What to do:
Take the lines of the data below from the very first through the line containing "ax.axhline(v, color='#555555', lw=1.4, zorder=1)" and output them exactly, pictures excluded.

Collected material:
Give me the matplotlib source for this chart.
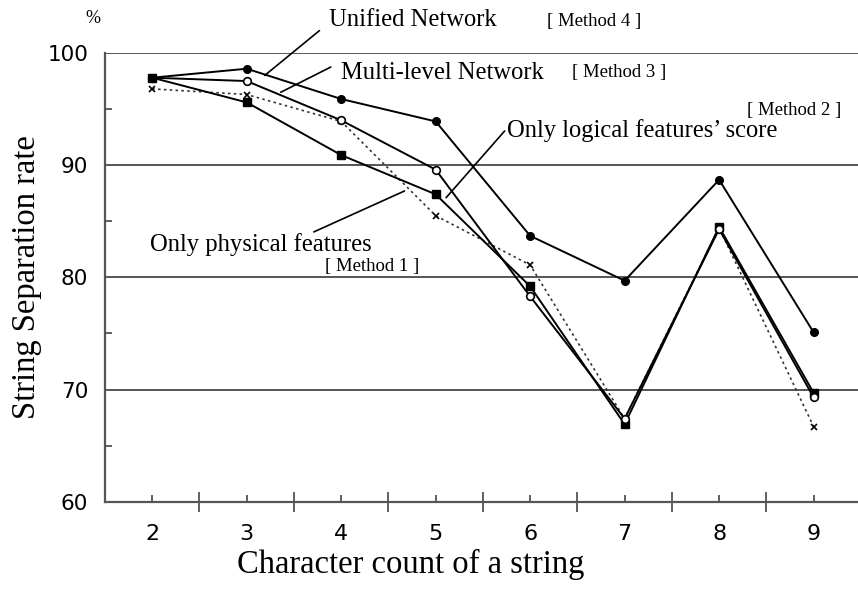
import matplotlib.pyplot as plt
from matplotlib.ticker import MultipleLocator

# character count of a string
counts = [2, 3, 4, 5, 6, 7, 8, 9]

# string separation rate (%)
method1 = [97.8, 95.6, 90.9, 87.4, 79.2, 66.9, 84.5, 69.7]   # only physical features
method2 = [96.8, 96.3, 93.9, 85.5, 81.1, 67.4, 84.4, 66.7]   # only logical features' score
method3 = [97.8, 97.5, 94.0, 89.6, 78.3, 67.4, 84.3, 69.3]   # multi-level network
method4 = [97.8, 98.6, 95.9, 93.9, 83.7, 79.7, 88.7, 75.1]   # unified network

serif = 'Liberation Serif'

fig = plt.figure(figsize=(8.58, 5.93), dpi=100)
ax = fig.add_axes([0.1224, 0.154, 0.8776, 0.7566])

# horizontal grid lines
for v in [70, 80, 90, 100]:
    ax.axhline(v, color='#555555', lw=1.4, zorder=1)

ax.plot(counts, method2, color='#333333', lw=1.2, ls=(0, (1.5, 2)),
        marker='x', ms=5, mew=1.2, mec='black', zorder=3)
ax.plot(counts, method1, color='black', lw=1.4, marker='s', ms=5.5,
        mfc='black', mec='black', zorder=4)
ax.plot(counts, method3, color='black', lw=1.4, marker='o', ms=5.5,
        mfc='white', mec='black', mew=1.2, zorder=5)
ax.plot(counts, method4, color='black', lw=1.4, marker='o', ms=5.5,
        mfc='black', mec='black', zorder=6)

ax.set_xlim(1.5, 9.47)
ax.set_ylim(60, 100)

for s in ['top', 'right']:
    ax.spines[s].set_visible(False)
for s in ['left', 'bottom']:
    ax.spines[s].set_color('#555555')
    ax.spines[s].set_linewidth(1.6)

# x: labels at categories (short ticks), long ticks between categories
ax.set_xticks([2.5, 3.5, 4.5, 5.5, 6.5, 7.5, 8.5])
ax.set_xticklabels([])
ax.tick_params(axis='x', which='major', direction='inout', length=14,
               width=1.2, color='#444444')
ax.set_xticks(counts, minor=True)
ax.set_xticklabels([str(c) for c in counts], minor=True)
ax.tick_params(axis='x', which='minor', direction='in', length=5, width=1.2,
               color='#444444', labelsize=16, pad=16)

ax.set_yticks([60, 70, 80, 90, 100])
ax.yaxis.set_minor_locator(MultipleLocator(5))
ax.tick_params(axis='y', which='major', length=0, labelsize=15.5, pad=12)
ax.tick_params(axis='y', which='minor', direction='in', length=5, width=1.2,
               color='#444444')

ax.set_xlabel('Character count of a string', fontsize=23.5, family=serif)
ax.xaxis.set_label_coords((411 - 105) / 753, -0.105)
ax.set_ylabel('String Separation rate', fontsize=23.5, family=serif,
              labelpad=4)
fig.text(0.108, 0.968, '%', fontsize=13, family=serif, ha='center',
         va='center')

line = dict(arrowstyle='-', color='black', lw=1.2, shrinkA=0, shrinkB=0)
big = 17.7
small = 13.5

ax.text(3.87, 102.9, 'Unified Network', fontsize=big, family=serif,
        va='center', clip_on=False)
ax.text(6.18, 102.8, '[ Method 4 ]', fontsize=small, family=serif,
        va='center', clip_on=False)
ax.annotate('', xy=(3.19, 98.0), xytext=(3.77, 102.0), arrowprops=line,
            annotation_clip=False)

ax.text(4.0, 98.2, 'Multi-level Network', fontsize=big, family=serif,
        va='center')
ax.text(6.44, 98.3, '[ Method 3 ]', fontsize=small, family=serif,
        va='center')
ax.annotate('', xy=(3.36, 96.5), xytext=(3.89, 98.75), arrowprops=line)

ax.text(8.29, 94.9, '[ Method 2 ]', fontsize=small, family=serif,
        va='center')
ax.text(5.75, 93.1, 'Only logical features\u2019 score', fontsize=big,
        family=serif, va='center')
ax.annotate('', xy=(5.11, 87.1), xytext=(5.73, 93.05), arrowprops=line)

ax.text(1.98, 82.9, 'Only physical features', fontsize=big, family=serif,
        va='center')
ax.text(3.83, 80.95, '[ Method 1 ]', fontsize=small, family=serif,
        va='center')
ax.annotate('', xy=(4.67, 87.7), xytext=(3.71, 84.05), arrowprops=line)

fig.savefig('out.png', dpi=100)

Problem solution:
Give me the matplotlib source for this chart.
import matplotlib.pyplot as plt
from matplotlib.ticker import MultipleLocator

# character count of a string
counts = [2, 3, 4, 5, 6, 7, 8, 9]

# string separation rate (%)
method1 = [97.8, 95.6, 90.9, 87.4, 79.2, 66.9, 84.5, 69.7]   # only physical features
method2 = [96.8, 96.3, 93.9, 85.5, 81.1, 67.4, 84.4, 66.7]   # only logical features' score
method3 = [97.8, 97.5, 94.0, 89.6, 78.3, 67.4, 84.3, 69.3]   # multi-level network
method4 = [97.8, 98.6, 95.9, 93.9, 83.7, 79.7, 88.7, 75.1]   # unified network

serif = 'Liberation Serif'

fig = plt.figure(figsize=(8.58, 5.93), dpi=100)
ax = fig.add_axes([0.1224, 0.154, 0.8776, 0.7566])

# horizontal grid lines
for v in [70, 80, 90, 100]:
    ax.axhline(v, color='#555555', lw=1.4, zorder=1)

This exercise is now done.